Civil rights icon John Lewis, who was nearly beaten to death protesting for voting rights, died last year. But the late Congressman authored the voting rights provisions of the For the People Act, which was passed by the House earlier this month.
Under that legislation, "states would be required to automatically register eligible voters, hold at least 15 consecutive days of early voting for federal elections and provide drop boxes for absentee ballots." It would also "make it far easier to vote by mail and far harder to purge voters from the rolls." The House plans a separate vote on another piece of legislation authored by Lewis, the John Lewis Voting Rights Advancement Act, which would restore the pre-clearance provisions struck down by the Supreme Court.
Both bills, however, face an uphill battle in the Senate. Although Democrats control the chamber, most legislation still requires 60 votes to advance. It would be difficult to find one Senate Republican, much less 10, to protect voting rights at the federal level.
The simplest solution would be just to scrap the Senate's legislative filibuster entirely, which would only require 51 votes. But two Democratic Senators, Joe Manchin (D-WV) and Kyrsten Sinema (D-AZ) are adamantly opposed to eliminating the filibuster. Without Manchin and Sinema, the filibuster isn't going anywhere for at least the next two years.
But there are hints that Manchin and Sinema could support modifications to the filibuster rules that might make passage of the voting rights legislation more attainable.
"The filibuster should be painful,” Manchin said during an appearance on Fox News Sunday. “We’ve made it more comfortable over the years, not intentionally; maybe it just evolved into that. Maybe it has to be more painful.
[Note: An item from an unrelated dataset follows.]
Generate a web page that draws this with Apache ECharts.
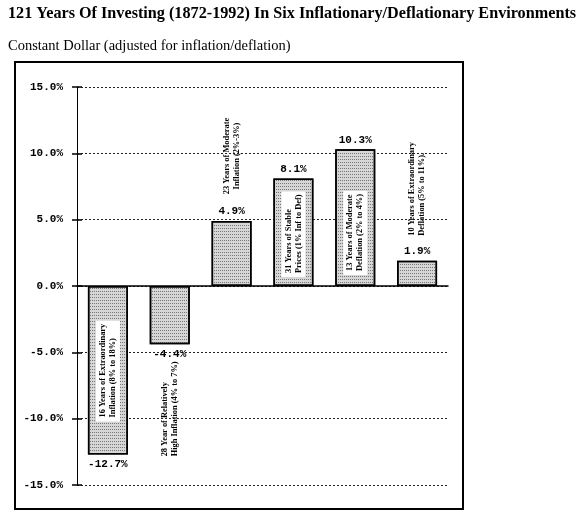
<!DOCTYPE html>
<html>
<head>
<meta charset="utf-8">
<script src="https://cdn.jsdelivr.net/npm/echarts@6/dist/echarts.min.js"></script>
<style>
html,body{margin:0;padding:0;background:#fff;}
#chart{width:588px;height:523px;}
</style>
</head>
<body>
<div id="chart"></div>
<script>
// ---- data ----
const titleText = '121 Years Of Investing (1872-1992) In Six Inflationary/Deflationary Environments';
const subtitleText = 'Constant Dollar (adjusted for inflation/deflation)';
const categories = [
  '16 Years of Extraordinary\nInflation (8% to 18%)',
  '28 Year of Relatively\nHigh Inflation (4% to 7%)',
  '23 Years of Moderate\nInflation (2%-3%)',
  '31 Years of Stable\nPrices (1% Inf to Def)',
  '13 Years of Moderate\nDeflation (2% to 4%)',
  '10 Years of Extraordinary\nDeflation (5% to 11%).'
];
const values = [-12.7, -4.4, 4.9, 8.1, 10.3, 1.9];
const yTicks = [-15, -10, -5, 0, 5, 10, 15];

// ---- label layout (style only) ----
// anchor: 'end' = bar end, 'base' = zero line; shift in px; box = white background
const descLayout = [
  {anchor: 'end', shift: -33, box: true, align: 'left'},
  {anchor: 'end', shift: 112, box: false, align: 'left'},
  {anchor: 'end', shift: -65, box: false, align: 'center'},
  {anchor: 'base', shift: -9, box: true, align: 'left'},
  {anchor: 'base', shift: -11, box: true, align: 'left'},
  {anchor: 'end', shift: -25, box: false, align: 'left'}
];

const chart = echarts.init(document.getElementById('chart'), null, {renderer: 'canvas'});
const monoFont = 'Liberation Mono';

const option = {
  backgroundColor: '#fff',
  animation: false,
  title: [
    {text: titleText, left: 8, top: 6, padding: 0,
     textStyle: {fontFamily: 'Liberation Serif', fontWeight: 'bold', fontSize: 16.2, color: '#000'}},
    {text: subtitleText, left: 8, top: 39, padding: 0,
     textStyle: {fontFamily: 'Liberation Serif', fontWeight: 'normal', fontSize: 14.5, color: '#000'}}
  ],
  graphic: [
    {type: 'rect', shape: {x: 15, y: 62, width: 448, height: 447},
     style: {fill: 'none', stroke: '#000', lineWidth: 2}, silent: true, z: 0}
  ],
  grid: {left: 77, right: 140, top: 87, bottom: 38},
  xAxis: {
    type: 'category',
    data: categories,
    axisLine: {show: true, onZero: true, lineStyle: {color: '#000', width: 1.5}},
    axisTick: {show: false},
    axisLabel: {show: false},
    splitLine: {show: false}
  },
  yAxis: [
    {
      type: 'value',
      min: yTicks[0],
      max: yTicks[yTicks.length - 1],
      interval: 5,
      axisLine: {show: true, lineStyle: {color: '#000', width: 1}},
      axisTick: {show: true, length: 5, lineStyle: {color: '#000', width: 1.5}},
      axisLabel: {
        formatter: v => v.toFixed(1) + '%',
        fontFamily: monoFont, fontWeight: 'bold', fontSize: 11, color: '#000', margin: 14
      },
      splitLine: {show: true, lineStyle: {color: '#222', width: 1, type: [2, 2]}}
    },
    {
      type: 'value',
      position: 'left',
      min: yTicks[0],
      max: yTicks[yTicks.length - 1],
      interval: 5,
      axisLine: {show: false},
      axisTick: {show: true, inside: true, length: 5, lineStyle: {color: '#000', width: 1.5}},
      axisLabel: {show: false},
      splitLine: {show: false}
    }
  ],
  series: [
    {
      type: 'bar',
      barWidth: 40,
      data: values.map(v => ({
        value: v,
        label: {position: v >= 0 ? 'top' : 'bottom'}
      })),
      itemStyle: {
        color: '#d6d6d6', borderColor: '#000', borderWidth: 1.5,
        decal: {symbol: 'rect', symbolSize: 1, color: 'rgba(40,40,40,0.55)',
                dashArrayX: [1, 1], dashArrayY: [1, 2], rotation: 0}
      },
      label: {
        show: true,
        formatter: p => p.value.toFixed(1) + '%',
        fontFamily: monoFont, fontWeight: 'bold', fontSize: 11, color: '#000', distance: 4
      },
      z: 2
    },
    {
      type: 'custom',
      data: values.map((v, i) => [i, v]),
      encode: {x: 0, y: 1},
      z: 5,
      silent: true,
      renderItem: function (params, api) {
        const i = api.value(0);
        const v = api.value(1);
        const end = api.coord([i, v]);
        const base = api.coord([i, 0]);
        const L = descLayout[i];
        const y = (L.anchor === 'end' ? end[1] : base[1]) + L.shift;
        return {
          type: 'text',
          x: end[0],
          y: y,
          rotation: Math.PI / 2,
          style: {
            text: categories[i],
            fontFamily: 'Liberation Serif',
            fontWeight: 'bold',
            fontSize: 8.4,
            lineHeight: 10,
            fill: '#000',
            align: L.align,
            verticalAlign: 'middle',
            backgroundColor: L.box ? '#fff' : null,
            padding: L.box ? [2, 3, 2, 4] : 0
          }
        };
      }
    }
  ]
};
chart.setOption(option);
</script>
</body>
</html>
Maybe you have to stand there." Requiring a "talking" filibuster would significantly weaken its power to obstruct legislation. People can talk for a long time but, eventually, they'll need to stop. And once they do, legislation like the John Lewis Voting Rights Advancement Act could get an up-or-down vote. There are other tweaks that could have a similar impact. For example, instead of requiring 60 votes to break a filibuster, you could require a three-fifths majority of Senators that are present.
White House Press Secretary Jen Psaki said on Monday that Biden's "preference is to not make changes to the filibuster rules." That leaves the door open to changes in the filibuster, especially if Republicans continue to obstruct action on voting rights.